In May 1919, Bolshevik authorities threw a rebel detachment of 21,000 Red Army soldiers against the rebels. The Reds launched even the Dnieper Flotilla against the rebels. By May 14–16, Terpylo was expelled from the area, and his army dispersed – reduced to two thousand, and broken up into small detachments. At the end of May 1919, the Council of People's Commissars of Ukraine announced a reward for Terpylo's head, dead or alive, in the amount of 50 thousand rubles. At the beginning of June 1919, Green moved to the left bank of the Dnieper, where they fought a guerilla war against the Bolsheviks.
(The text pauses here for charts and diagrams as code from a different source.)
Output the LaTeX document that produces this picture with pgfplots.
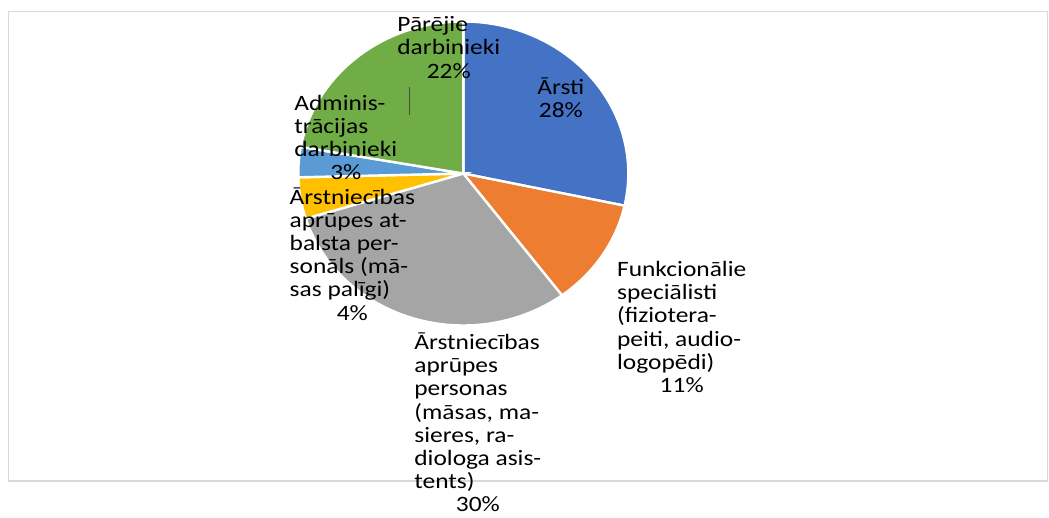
\documentclass[border=0pt]{standalone}
\usepackage{fontspec}
\setmainfont{Carlito}[FakeStretch=1.16]
\usepackage{pgfplots}
\pgfplotsset{compat=1.18}

\definecolor{pBlue}{HTML}{4472C4}
\definecolor{pOrange}{HTML}{ED7D31}
\definecolor{pGray}{HTML}{A5A5A5}
\definecolor{pYellow}{HTML}{FFC000}
\definecolor{pLBlue}{HTML}{5B9BD5}
\definecolor{pGreen}{HTML}{70AD47}
\definecolor{frameGray}{HTML}{D9D9D9}

\tikzset{lab/.style={font=\fontsize{11}{11.65}\selectfont, inner sep=0pt, anchor=base west}}

% label: category lines left aligned, share centred below
\newcommand\lbl[2]{\begin{tabular}[t]{@{}l@{}}#1\\\multicolumn{1}{@{}c@{}}{#2}\end{tabular}}

\begin{document}
\begin{tikzpicture}
\begin{axis}[
  scale only axis,
  width=524.5bp, height=259bp,
  xmin=0, xmax=1049,
  ymin=0, ymax=518,
  y dir=reverse,
  hide axis,
  clip=false,
]

%% chart frame
\draw[frameGray, line width=0.8bp] (axis cs:8.5,11.5) rectangle (axis cs:1047.5,481);

%% pie slices, clockwise from 12 o'clock (shares in %)
\xdef\angA{90}
\foreach \v/\c in {28.4/pBlue, 11.4/pOrange, 30.4/pGray, 4.4/pYellow, 3.2/pLBlue, 22.2/pGreen}{
  \pgfmathsetmacro\angB{\angA-3.6*\v}
  \edef\wedge{\noexpand\fill[\c, draw=white, line width=1.2bp]
    (axis cs:463.3,173.5) -- ++(\angA:82.5bp and 76bp)
    arc[start angle=\angA, end angle=\angB, x radius=82.5bp, y radius=76bp] -- cycle;}
  \wedge
  \xdef\angA{\angB}
}

%% leader line
\draw[black!70, line width=0.6bp] (axis cs:409.3,87) -- (axis cs:409.3,115);

%% data labels
\node[lab] at (axis cs:537,94.3) {\lbl{Ārsti}{28\%}};
\node[lab] at (axis cs:616.7,276.5)
  {\lbl{Funkcionālie\\speciālisti\\(fiziotera-\\peiti, audio-\\logopēdi)}{11\%}};
\node[lab] at (axis cs:414,349.5)
  {\lbl{Ārstniecības\\aprūpes\\personas\\(māsas, ma-\\sieres, ra-\\diologa asis-\\tents)}{30\%}};
\node[lab] at (axis cs:289.3,204)
  {\lbl{Ārstniecības\\aprūpes at-\\balsta per-\\sonāls (mā-\\sas palīgi)}{4\%}};
\node[lab] at (axis cs:294,110)
  {\lbl{Adminis-\\trācijas\\darbinieki}{3\%}};
\node[lab] at (axis cs:397,31.7)
  {\lbl{Pārējie\\darbinieki}{22\%}};

\end{axis}
\pgfresetboundingbox
\path[use as bounding box] (current axis.south west) rectangle (current axis.north east);
\end{tikzpicture}
\end{document}
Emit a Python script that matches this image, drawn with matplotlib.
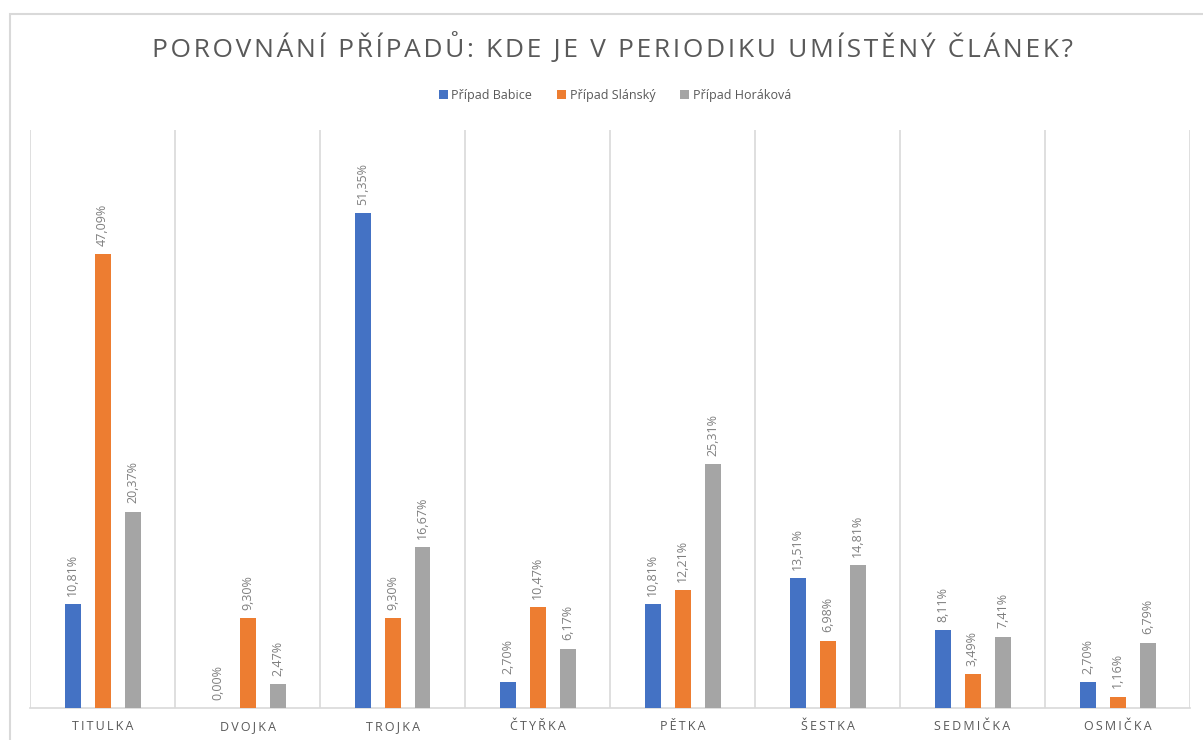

In Pereyaslav, on July 15, 1919, in the presence of the local people and his army, Terpylo cancelled the Pereyaslav Agreement for "reunification" with Moscow. At this time, his strength was measured by about 30 thousand Cossacks. Terpylo's troops committed numerous pogroms. This includes participation in the pogrom at Trypillya, alongside the White Guard, which included atrocities such as the killing of children and elderly people. The Trypillya pogrom resulted in the complete evacuation of all Jews from the town. Elias Heifetz estimates that Terpylo's troops killed about 2,000 people in 15 pogroms.

===Against Denikin===
On August 31, 1919, Denikin's White Army captured Kyiv. On September 17, 1919, Terpylo arrived at Kamianets-Podilskyi with one of the detachments, he personally met with Symon Petliura. The rebels demanded the provision of ammunition and the immediate start of the offensive against Denikin. Afterwards, Terpylo held an assembly with his troops, which approved the recognition of the Ukrainian Directory.

Throughout the autumn, the Terpylo fought with the Whites, leading a large guerrilla army that numbered up to 30,000 soldiers. The area of activity of the guerrilla green detachments was the Chyhyryn, Cherkasy, Kaniv and Zvenyhorodka counties. The Greens kicked Denikin out of the area, and on October 11, 1919, they again managed to capture Kiev for a while.

In October 1919, the Greens entered into a battle with the Whites near Kanev and were badly wounded. Terpylo died on the way back to Trypillia, where he was buried along the bank of the river Donets. His tomb was not preserved.